Por: Gegliola Campos da Silva
O Setembro Amarelo é dedicado à prevenção do suicídio, momento muito oportuno para lembrarmos que doenças mentais não tratadas podem levar as pessoas a desistirem da própria vida. Apesar de ser um fenômeno multicausal, é importante destacar que algumas profissões, no contexto em que são impostas, tornam o indivíduo mais exposto aos riscos de depressão, outros transtornos mentais e até de suicídio. A atividade policial é uma dessas profissões e traz características bem próprias que aumentam em muito a incidência de casos.
Além do alto risco de morte apenas por se identificar enquanto policial, a sobrecarga de trabalho, o estresse da atividade, o estado de alerta constante, as mudanças repentinas na rotina e o acesso a armas de fogo são ingredientes que, juntos, tornam policiais potencialmente mais vulneráveis a doenças, principalmente as doenças mentais (pesquisas ainda apontam que profissionais da área de segurança pública constituem um grupo mais vulnerável ao suicídio, em virtude do acesso facilitado a armamentos).
A polícia está presente em nosso cotidiano e muitas vezes inspira nos cidadãos sentimentos ambíguos. Vemos com frequência a atuação policial sendo mostrada exaustivamente pela mídia, ora exibindo policiais como heróis, ora como vilões. Em linhas gerais o que impera é a mentalidade de que eles nada mais são do que objetos a serviço do Estado na produção de segurança pública.
Fato é que esses indivíduos são duplamente atingidos pela violência, como cidadãos e como profissionais, mas esse sofrimento é geralmente indiferente à sociedade a qual deve proteger.
É importante resgatar a lógica de maior credibilidade e humanização do policial, uma vez que sua realidade de trabalho é repleta de riscos, adversidades e fatores que favorecem ao adoecimento físico e mental. No entanto, a maioria dos órgãos de segurança prefere negar a problemática, especialmente quando se trata de casos de suicídio.
Além do preconceito institucional, policiais em situação de adoecimento psíquico têm medo de ter sua arma funcional e/ou pessoal recolhida. Temem ficar estigmatizados pelos colegas, o que dificulta a busca por orientação profissional e apoio social. Dessa forma, eles partem para o cumprimento das missões com a saúde comprometida, tornando-se a personificação do risco para sua integridade física/psíquica, para a segurança da equipe de trabalho e para a sociedade à qual serve.

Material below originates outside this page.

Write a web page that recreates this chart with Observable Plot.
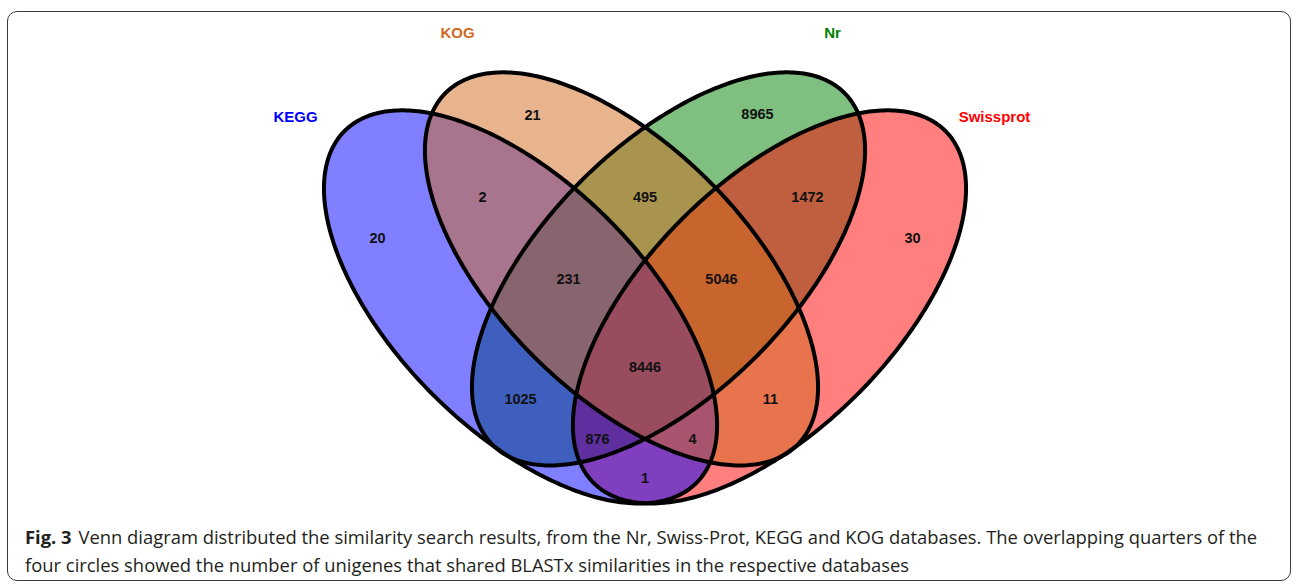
<!DOCTYPE html>
<html>
<head>
<meta charset="utf-8">
<script src="https://cdn.jsdelivr.net/npm/d3@7"></script>
<script src="https://cdn.jsdelivr.net/npm/@observablehq/plot@0.6"></script>
<style>
  html, body { margin: 0; padding: 0; background: #fff; }
  body { width: 1296px; height: 584px; position: relative; overflow: hidden; }
  #frame { position: absolute; left: 7px; top: 11px; width: 1282px; height: 568px;
           border: 1.5px solid #3a3a3a; border-radius: 10px; }
  #chart { position: absolute; left: 0; top: 12px; }
  #caption { position: absolute; left: 25px; top: 523px; width: 1260px; white-space: nowrap;
             font-family: "Open Sans", sans-serif; font-size: 18.4px; line-height: 28px; color: #231f20; }
  #caption b { font-weight: 700; margin-right: 2px; }
</style>
</head>
<body>
<div id="frame"></div>
<div id="chart"></div>
<div id="caption"><b>Fig. 3</b> Venn diagram distributed the similarity search results, from the Nr, Swiss-Prot, KEGG and KOG databases. The overlapping quarters of the<br>four circles showed the number of unigenes that shared BLASTx similarities in the respective databases</div>
<script>
// Sets (ellipses) in diagram units
const sets = ["KEGG", "KOG", "Nr", "Swissprot"];
const setColors = ["#0000FF", "#D2691E", "#008000", "#FF0000"];
const setCx = [0.3444, 0.4706, 0.5294, 0.6556];
const setCy = [0.257, 0.3045, 0.3045, 0.257];
const setAngle = [-45, -45, 45, 45];
const semiMajor = 0.311;
const semiMinor = 0.155;
const drawOrder = ["Nr", "Swissprot", "KEGG", "KOG"];

// Set name labels
const labelX = [0.0631, 0.2656, 0.7344, 0.9369];
const labelY = [0.4938, 0.5988, 0.5988, 0.4938];

// Region counts and label positions
const regionCounts = [20, 21, 8965, 30, 2, 495, 1472, 231, 5046, 1025, 8446, 11, 876, 4, 1];
const regionX = [0.1656, 0.3594, 0.6406, 0.8344, 0.2969, 0.5, 0.7031, 0.4044, 0.5956, 0.3444, 0.5, 0.6569, 0.4406, 0.5594, 0.5];
const regionY = [0.3425, 0.4963, 0.4975, 0.3425, 0.3938, 0.3938, 0.3938, 0.2913, 0.2913, 0.1413, 0.1813, 0.1413, 0.0913, 0.0913, 0.0425];

function ellipsePoints(i) {
  const th = setAngle[i] * Math.PI / 180;
  const pts = [];
  for (let k = 0; k < 360; k += 1) {
    const t = k * Math.PI / 180;
    const ex = semiMajor * Math.cos(t), ey = semiMinor * Math.sin(t);
    pts.push({
      set: sets[i],
      x: setCx[i] + ex * Math.cos(th) - ey * Math.sin(th),
      y: setCy[i] + ex * Math.sin(th) + ey * Math.cos(th)
    });
  }
  return pts;
}

const fillMarks = drawOrder.map(name => {
  const i = sets.indexOf(name);
  return Plot.line(ellipsePoints(i), {x: "x", y: "y", curve: "linear-closed", fill: setColors[i], fillOpacity: 0.5, stroke: "none"});
});
const strokeMarks = drawOrder.map(name => {
  const i = sets.indexOf(name);
  return Plot.line(ellipsePoints(i), {x: "x", y: "y", curve: "linear-closed", fill: "none", stroke: "#000", strokeWidth: 4});
});

const labels = sets.map((s, i) => ({name: s, x: labelX[i], y: labelY[i], color: setColors[i]}));
const regions = regionCounts.map((c, i) => ({count: String(c), x: regionX[i], y: regionY[i]}));

const chart = Plot.plot({
  width: 1296,
  height: 500,
  margin: 0,
  x: {domain: [0, 1], range: [244.5, 1044.5], axis: null},
  y: {domain: [0, 0.625], range: [500, 0], axis: null},
  style: {background: "transparent"},
  marks: [
    ...fillMarks,
    ...strokeMarks,
    Plot.text(regions, {x: "x", y: "y", text: "count", fill: "#111", fontSize: 14.5, fontWeight: "bold", fontFamily: "Liberation Sans, Arial, sans-serif"}),
    Plot.text(labels, {x: "x", y: "y", text: "name", fill: d => d.color, fontSize: 15, fontWeight: "bold", fontFamily: "Liberation Sans, Arial, sans-serif"})
  ]
});
document.getElementById("chart").appendChild(chart);
</script>
</body>
</html>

O adoecimento de policiais pode também estar ligado ainda à estrutura das organizações, marcada muitas vezes por relações de poder assimétricas, por um ambiente hostil e pela coisificação do sujeito. Tudo isso é reforçado por uma cultura organizacional marcada pela “aura de herói” que envolve o policial, na qual ele é doutrinado a cumprir a qualquer custo sua missão com coragem e honra.
O doutor Daniel Cerqueira, pesquisador do Fórum Brasileiro de Segurança Pública, afirma que a construção do heroísmo em torno do policial se torna um discurso útil para a manutenção de uma política que os mantém em risco. Afinal, um herói não precisa ter estruturas de trabalho dignas, ou de treinamento, de equipamento de segurança adequado ou de suporte psicossocial. Ele tem que ir lá fazer o que tem que ser feito.
Dito isso, é preciso avançar nas pautas que só associam a valorização de policiais a salário e/ou reestruturação de carreira. Precisamos falar também sobre o adoecimento mental e o suicídio de policiais. O preconceito ainda atrapalha as possibilidades de prevenção. Além disso, é elementar buscar práticas humanizadas de gestão na polícia, menos autoritárias, que não compactuam com nenhuma forma de abuso ou assédio, que não ignoram as vulnerabilidades do policial, adotando estratégias que reduzam os fatores de risco e aumentem os fatores de proteção desse profissional que é capaz de ‘atos heroicos’, mas que é um ser humano e não um avatar.
Gegliola Campos da Silva, Assistente Social, Mestranda em Segurança Pública.